William Morris was a leading figure of the Arts & Crafts movement, and his impact is still felt in design today. Together with other luminaries such as Edward Burne-Jones and Dante Gabriel Rossetti, Morris founded a decorative arts/interior design company that he eventually took sole control of: Morris & Co. Morris both designed and manufactured a range of furniture and decorative objects, but it’s perhaps his remarkable textiles that he is best known for. Unsatisfied with contemporary dyeing techniques, Morris chose to revert back to traditional, natural dyes such as indigo and cochineal, leading to more vibrant colours in his fabrics. His experiments with dyeing and silk weaving led him to open a factory in south-west London where he created over 600 designs for textiles. Morris also worked on carpets, such as the beautiful handwoven Bullerswood carpet, created at his home in Hammersmith. The upper and middle classes liked Morris’s designs not only because of their accessibility and their quality, but also because of his philosophy of total artistic control. He brought back the personal touch that the Industrial Revolution had removed.

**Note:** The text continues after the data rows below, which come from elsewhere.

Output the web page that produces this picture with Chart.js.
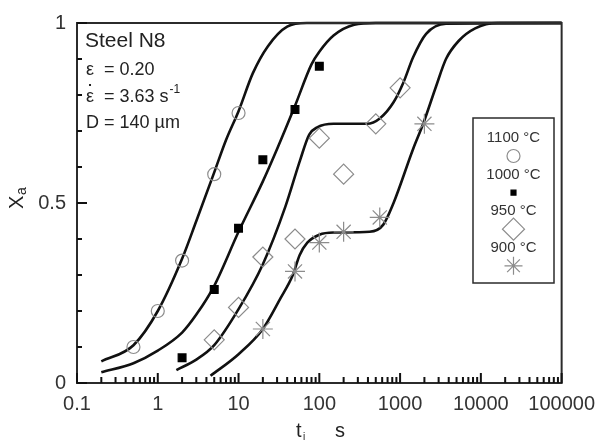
<!DOCTYPE html>
<html>
<head>
<meta charset="utf-8">
<script src="https://cdn.jsdelivr.net/npm/chart.js@4.4.0/dist/chart.umd.min.js"></script>
<style>
html, body { margin: 0; padding: 0; background: #fff; }
</style>
</head>
<body>
<canvas id="xaChart" width="604" height="440"></canvas>
<script>
// series names (legend order)
const seriesNames = ["1100 °C", "1000 °C", "950 °C", "900 °C"];

// fitted curves
const curve1100T = [0.2, 0.5, 1, 2, 3, 5, 7, 10, 15, 23, 40, 70, 100000];
const curve1100X = [0.06, 0.105, 0.2, 0.345, 0.45, 0.585, 0.675, 0.755, 0.86, 0.935, 0.99, 1, 1];

const curve1000T = [0.2, 0.5, 1, 2, 3, 5, 10, 20, 30, 50, 80, 100, 150, 270, 500, 100000];
const curve1000X = [0.03, 0.055, 0.09, 0.14, 0.19, 0.27, 0.42, 0.56, 0.65, 0.77, 0.885, 0.92, 0.965, 0.995, 1, 1];

const curve950T = [1.7, 3, 5, 10, 20, 38, 58, 75, 94, 150, 390, 560, 830, 1100, 1450, 2100, 3700, 100000];
const curve950X = [0.036, 0.065, 0.105, 0.205, 0.33, 0.49, 0.62, 0.69, 0.71, 0.72, 0.72, 0.735, 0.78, 0.835, 0.905, 0.97, 0.998, 1];

const curve900T = [4.5, 10, 20, 33, 47, 57, 71, 100, 150, 420, 620, 830, 1450, 1930, 2800, 3700, 5300, 8500, 16000, 100000];
const curve900X = [0.02, 0.08, 0.15, 0.235, 0.3, 0.355, 0.39, 0.412, 0.418, 0.42, 0.44, 0.5, 0.65, 0.72, 0.825, 0.9, 0.95, 0.985, 1, 1];

// measured points
const pts1100T = [0.5, 1, 2, 5, 10];
const pts1100X = [0.1, 0.2, 0.34, 0.58, 0.75];
const pts1000T = [2, 5, 10, 20, 50, 100];
const pts1000X = [0.07, 0.26, 0.43, 0.62, 0.76, 0.88];
const pts950T = [5, 10, 20, 50, 100, 200, 500, 1000];
const pts950X = [0.12, 0.21, 0.35, 0.4, 0.68, 0.58, 0.72, 0.82];
const pts900T = [20, 50, 100, 200, 560, 2000];
const pts900X = [0.15, 0.31, 0.39, 0.42, 0.46, 0.72];

// axis ticks
const xTickValues = [0.1, 1, 10, 100, 1000, 10000, 100000];
const yTickValues = [0, 0.5, 1];
const yMinorStep = 0.1;

const FONT = "'Liberation Sans', Arial, sans-serif";
const GREY = "#8c8c8c";

function toXY(ts, xs) {
    return ts.map((t, i) => ({ x: t, y: xs[i] }));
}

function curveSet(ts, xs) {
    return {
        type: "line",
        data: toXY(ts, xs),
        borderColor: "#111",
        borderWidth: 2.6,
        pointRadius: 0,
        fill: false,
        cubicInterpolationMode: "monotone",
        clip: 6,
        order: 2,
    };
}

// marker look for each series
const markers = [
    { pointStyle: "circle", radius: 6.5, color: GREY, fill: "rgba(0,0,0,0)" },
    { pointStyle: "rect", radius: 5.5, color: "#000", fill: "#000" },
    { pointStyle: "rectRot", radius: 10, color: GREY, fill: "rgba(0,0,0,0)" },
    { pointStyle: "star", radius: 10, color: GREY, fill: "rgba(0,0,0,0)" },
];

function pointSet(ts, xs, k) {
    const m = markers[k];
    return {
        type: "scatter",
        label: seriesNames[k],
        data: toXY(ts, xs),
        showLine: false,
        pointStyle: m.pointStyle,
        pointRadius: m.radius,
        pointBorderColor: m.color,
        pointBackgroundColor: m.fill,
        pointBorderWidth: 1.2,
        order: 1,
    };
}

const datasets = [
    curveSet(curve1100T, curve1100X),
    curveSet(curve1000T, curve1000X),
    curveSet(curve950T, curve950X),
    curveSet(curve900T, curve900X),
    pointSet(pts1100T, pts1100X, 0),
    pointSet(pts1000T, pts1000X, 1),
    pointSet(pts950T, pts950X, 2),
    pointSet(pts900T, pts900X, 3),
];

const decorations = {
    id: "decorations",
    afterDraw(chart) {
        const ctx = chart.ctx;
        const a = chart.chartArea;
        const xs = chart.scales.x;
        const ys = chart.scales.y;
        ctx.save();

        // frame
        ctx.strokeStyle = "#2b2b2b";
        ctx.lineWidth = 2;
        ctx.strokeRect(a.left, a.top, a.right - a.left, a.bottom - a.top);

        // inward tick marks
        ctx.fillStyle = "#111";
        xTickValues.forEach((d) => {
            [1, 2, 3, 4, 5, 6, 7, 8, 9].forEach((m) => {
                const v = d * m;
                if (v > 100001) return;
                const px = xs.getPixelForValue(v);
                const len = m === 1 ? 10 : 6;
                ctx.fillRect(px - 1, a.bottom - len, 2, len);
            });
        });
        for (let i = 0; i <= 10; i++) {
            const py = ys.getPixelForValue(i * yMinorStep);
            const len = i % 5 === 0 ? 10 : 5;
            ctx.fillRect(a.left, py - 1, len, 2);
        }

        // info text top-left
        ctx.fillStyle = "#222";
        ctx.textAlign = "left";
        ctx.textBaseline = "alphabetic";
        ctx.font = "21px " + FONT;
        ctx.fillText("Steel N8", a.left + 8, 47);
        ctx.font = "18px " + FONT;
        ctx.fillText("ε  = 0.20", a.left + 9, 75);
        const line2 = "ε  = 3.63 s";
        ctx.fillText(line2, a.left + 9, 102);
        const epsW = ctx.measureText("ε").width;
        ctx.fillRect(a.left + 9 + epsW / 2 - 1, 84, 2, 2);
        const w1 = ctx.measureText(line2).width;
        ctx.font = "12px " + FONT;
        ctx.fillText("-1", a.left + 9 + w1 + 1, 93);
        ctx.font = "18px " + FONT;
        ctx.fillText("D = 140 µm", a.left + 9, 128);

        // legend box
        const bx = 473, by = 118, bw = 81, bh = 165;
        ctx.strokeStyle = "#2b2b2b";
        ctx.lineWidth = 1.5;
        ctx.strokeRect(bx, by, bw, bh);
        const cx = bx + bw / 2;
        ctx.textAlign = "center";
        ctx.textBaseline = "middle";
        const legendSize = [6.5, 3.5, 11, 9];
        seriesNames.forEach((name, k) => {
            const ty = 138 + k * 36.6;
            ctx.font = "15px " + FONT;
            ctx.fillStyle = "#333";
            ctx.fillText(name, cx, ty);
            const m = markers[k];
            ctx.fillStyle = m.fill;
            ctx.strokeStyle = m.color;
            ctx.lineWidth = 1.2;
            Chart.helpers.drawPoint(ctx, { pointStyle: m.pointStyle, radius: legendSize[k], rotation: 0, borderWidth: 1.2 }, cx, ty + 18);
        });

        // axis titles
        ctx.fillStyle = "#222";
        ctx.textAlign = "left";
        ctx.textBaseline = "alphabetic";
        ctx.font = "20px " + FONT;
        ctx.fillText("t", 296, 437);
        ctx.font = "10px " + FONT;
        ctx.fillText("i", 303, 440);
        ctx.font = "20px " + FONT;
        ctx.fillText("s", 335, 437);

        ctx.save();
        ctx.translate(23, 209);
        ctx.rotate(-Math.PI / 2);
        ctx.font = "20px " + FONT;
        ctx.fillText("X", 0, 0);
        ctx.font = "14px " + FONT;
        ctx.fillText("a", 14, 3);
        ctx.restore();

        ctx.restore();
    },
};

new Chart(document.getElementById("xaChart"), {
    type: "scatter",
    data: { datasets },
    options: {
        responsive: false,
        animation: false,
        layout: { padding: { top: 18, right: 37, left: 0, bottom: 0 } },
        plugins: {
            legend: { display: false },
            tooltip: { enabled: false },
        },
        scales: {
            x: {
                type: "logarithmic",
                min: 0.1,
                max: 100000,
                afterBuildTicks: (scale) => {
                    scale.ticks = xTickValues.map((v) => ({ value: v }));
                },
                afterFit: (scale) => {
                    scale.height = 57;
                },
                ticks: {
                    autoSkip: false,
                    maxRotation: 0,
                    padding: 9,
                    color: "#333",
                    font: { size: 20, family: FONT },
                    callback: (v) => String(v),
                },
                grid: { display: false, drawTicks: false },
                border: { display: false },
            },
            y: {
                min: 0,
                max: 1,
                afterBuildTicks: (scale) => {
                    scale.ticks = yTickValues.map((v) => ({ value: v }));
                },
                afterFit: (scale) => {
                    scale.width = 77;
                },
                ticks: {
                    padding: 11,
                    color: "#333",
                    font: { size: 20, family: FONT },
                    callback: (v) => String(v),
                },
                grid: { display: false, drawTicks: false },
                border: { display: false },
            },
        },
    },
    plugins: [decorations],
});
</script>
</body>
</html>
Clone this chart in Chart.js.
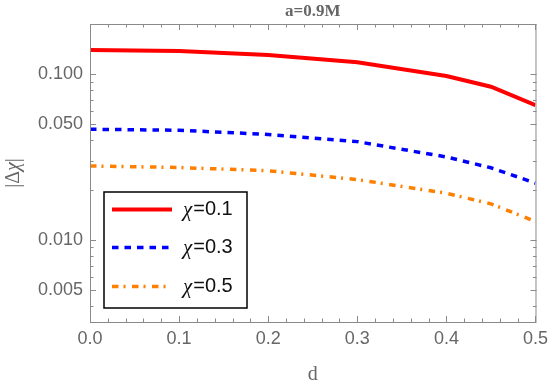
<!DOCTYPE html>
<html>
<head>
<meta charset="utf-8">
<script src="https://cdn.jsdelivr.net/npm/chart.js@4.4.0/dist/chart.umd.min.js"></script>
<style>
  html, body { margin: 0; padding: 0; background: #fff; }
</style>
</head>
<body>
<canvas id="myChart" width="554" height="388"></canvas>
<script>
const dValues = [0, 0.1, 0.2, 0.3, 0.4, 0.45, 0.5];
const chi01 = [0.1395, 0.1376, 0.130, 0.1176, 0.0972, 0.0837, 0.0648];
const chi03 = [0.0464, 0.0458, 0.0432, 0.0391, 0.0316, 0.0272, 0.0220];
const chi05 = [0.0279, 0.0273, 0.0261, 0.0231, 0.0191, 0.0165, 0.0129];
const chiLabels = ["0.1", "0.3", "0.5"];
const xTickValues = [0, 0.1, 0.2, 0.3, 0.4, 0.5];
const yTickValues = [0.005, 0.01, 0.05, 0.1];
const titleText = "a=0.9M";
const xTitle = "d";

const gray = '#666';

// frame, inward ticks on all sides, title, y title and the legend box
const decorations = {
  id: 'decorations',
  afterDraw(chart) {
    const ctx = chart.ctx;
    const area = chart.chartArea;
    const xs = chart.scales.x;
    const ys = chart.scales.y;
    ctx.save();

    ctx.strokeStyle = '#8a8a8a';
    ctx.lineWidth = 1;
    ctx.setLineDash([]);
    ctx.strokeRect(area.left + 0.5, area.top + 0.5, area.right - area.left, area.bottom - area.top);

    const tick = (x1, y1, x2, y2) => {
      ctx.beginPath();
      ctx.moveTo(x1, y1);
      ctx.lineTo(x2, y2);
      ctx.stroke();
    };

    // x ticks
    for (let k = 0; k <= 25; k++) {
      const v = k * 0.02;
      const px = Math.round(xs.getPixelForValue(v)) + 0.5;
      const len = k % 5 === 0 ? 6 : 3.5;
      tick(px, area.bottom, px, area.bottom - len);
      tick(px, area.top, px, area.top + len);
    }

    // y ticks
    const minor = [];
    [0.001, 0.01, 0.1].forEach(dec => {
      for (let m = 1; m <= 9; m++) minor.push(m * dec);
    });
    minor.forEach(v => {
      if (v < ys.min || v > ys.max) return;
      const major = yTickValues.some(t => Math.abs(t - v) < 1e-9);
      const py = Math.round(ys.getPixelForValue(v)) + 0.5;
      const len = major ? 6 : 3.5;
      tick(area.left, py, area.left + len, py);
      tick(area.right + 1, py, area.right + 1 - len, py);
    });

    // title
    ctx.fillStyle = gray;
    ctx.font = 'bold 17px "Liberation Serif"';
    ctx.textAlign = 'center';
    ctx.textBaseline = 'middle';
    ctx.fillText(titleText, (area.left + area.right) / 2, 12);

    // y title |Δχ|
    ctx.save();
    ctx.translate(14, (area.top + area.bottom) / 2);
    ctx.rotate(-Math.PI / 2);
    const parts = [
      ['|Δ', '20px "Liberation Serif"'],
      ['χ', 'italic 20px "Liberation Serif"'],
      ['|', '20px "Liberation Serif"']
    ];
    let total = 0;
    parts.forEach(p => { ctx.font = p[1]; total += ctx.measureText(p[0]).width; });
    let cx = -total / 2;
    ctx.textAlign = 'left';
    parts.forEach(p => {
      ctx.font = p[1];
      ctx.fillText(p[0], cx, 0);
      cx += ctx.measureText(p[0]).width;
    });
    ctx.restore();

    // legend
    const box = { left: 104, top: 192, width: 143, height: 116 };
    ctx.fillStyle = '#fff';
    ctx.fillRect(box.left, box.top, box.width, box.height);
    ctx.strokeStyle = '#000';
    ctx.lineWidth = 1.5;
    ctx.strokeRect(box.left, box.top, box.width, box.height);

    const rows = [209.5, 247.5, 286.5];
    chart.data.datasets.forEach((ds, i) => {
      const y = rows[i];
      ctx.strokeStyle = ds.borderColor;
      ctx.lineWidth = ds.borderWidth;
      ctx.setLineDash(ds.borderDash || []);
      tick(112, y, 172, y);
      ctx.setLineDash([]);
      ctx.fillStyle = '#111';
      ctx.textAlign = 'left';
      ctx.textBaseline = 'middle';
      ctx.font = 'italic 21px "Liberation Serif"';
      ctx.fillText('χ', 183, y + 1);
      const w = ctx.measureText('χ').width;
      ctx.font = '20px "Liberation Sans"';
      ctx.fillText('=' + chiLabels[i], 183 + w + 1, y);
    });

    ctx.restore();
  }
};

const ctx = document.getElementById('myChart').getContext('2d');
const myChart = new Chart(ctx, {
  type: 'line',
  data: {
    datasets: [
      {
        label: 'χ=' + chiLabels[0],
        data: dValues.map((d, i) => ({ x: d, y: chi01[i] })),
        borderColor: 'rgb(255, 0, 0)',
        borderWidth: 4
      },
      {
        label: 'χ=' + chiLabels[1],
        data: dValues.map((d, i) => ({ x: d, y: chi03[i] })),
        borderColor: 'rgb(0, 0, 255)',
        borderWidth: 3.5,
        borderDash: [6.5, 6]
      },
      {
        label: 'χ=' + chiLabels[2],
        data: dValues.map((d, i) => ({ x: d, y: chi05[i] })),
        borderColor: 'rgb(255, 128, 0)',
        borderWidth: 3.5,
        borderDash: [6.5, 5, 2, 6.5]
      }
    ]
  },
  options: {
    responsive: false,
    animation: false,
    elements: {
      point: { radius: 0 },
      line: { tension: 0, fill: false, borderCapStyle: 'butt' }
    },
    layout: { padding: { top: 24, right: 16, left: 0, bottom: 0 } },
    plugins: {
      legend: { display: false },
      title: { display: false },
      tooltip: { enabled: false }
    },
    scales: {
      x: {
        type: 'linear',
        min: 0,
        max: 0.5,
        grid: { display: false, drawTicks: false },
        border: { display: false },
        afterBuildTicks: s => { s.ticks = xTickValues.map(v => ({ value: v })); },
        afterFit: s => { s.height = 66; },
        ticks: {
          padding: 6,
          color: gray,
          maxRotation: 0,
          autoSkip: false,
          font: { family: 'Liberation Sans', size: 18 },
          callback: v => Number(v).toFixed(1)
        },
        title: {
          display: true,
          text: xTitle,
          color: gray,
          font: { family: 'Liberation Serif', size: 20 },
          padding: { top: 0, bottom: 1 }
        }
      },
      y: {
        type: 'logarithmic',
        min: 0.0032,
        max: 0.2,
        grid: { display: false, drawTicks: false },
        border: { display: false },
        afterBuildTicks: s => { s.ticks = yTickValues.map(v => ({ value: v })); },
        afterFit: s => { s.width = 90; },
        ticks: {
          padding: 7,
          color: gray,
          font: { family: 'Liberation Sans', size: 18 },
          callback: v => Number(v).toFixed(3)
        }
      }
    }
  },
  plugins: [decorations]
});
</script>
</body>
</html>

Slowly but surely the decorative artists - including textile artists - came to be recognised as just as relevant as other fine artists and, in several cases, the mediums became less segregated. Sonia Delauny, co-founder of the Orphic art movement during the 20th century, was a painter, fashion designer and textile artist known for her use of bold colours and geometric shapes - even a quilt she made for her baby son is now in the Musée National d’Art Moderne in Paris. Gunta Stötzl became the only female master at the Bauhaus school in Germany where she reinvigorated the textiles department. One of her aims was to move away from the idea of weaving as “women’s work” - and therefore separate from other art forms - so she utilised the same sort of language that was generally used when discussing modern paintings. Like Delauny, Stöltz used bold colours and patterns, as can be seen in her “Slit Tapestry Red/Green”.

Anni Albers weaving

Fellow German, Anni Albers, also studied at the Bauhaus where she discovered that only certain disciplines were available to her as a woman. She reluctantly took up weaving, under the tutelage of Gunta Stöltz, and eventually became head of the department. Albers also became the first textile artist to have a one-person exhibition at the Museum of Modern Art in New York, elevating both her creative status and that of textile arts. The Tate Modern in London will be holding an exhibition of Albers’ work from 11th October 2018 to 27th January 2019.

Nike Davies-Okundaye, A Group of Friends

Today we have the likes of Nike Davies-Okundaye and Ann Hamilton representing contemporary textile art. Davies-Okundaye is a Nigerian textile designer focusing on traditional Nigerian textiles as a way of reviving a dying culture in her home country. She teaches free classes to young Nigerians and wants to use textile art to help disadvantaged women. Ann Hamilton is a multimedia artist who uses anything from photography, performance, textiles and other created objects to create large-scale installations. So it’s here, during the 21st century, that we finally see textile art given equal room and importance with other art forms. It’s about time.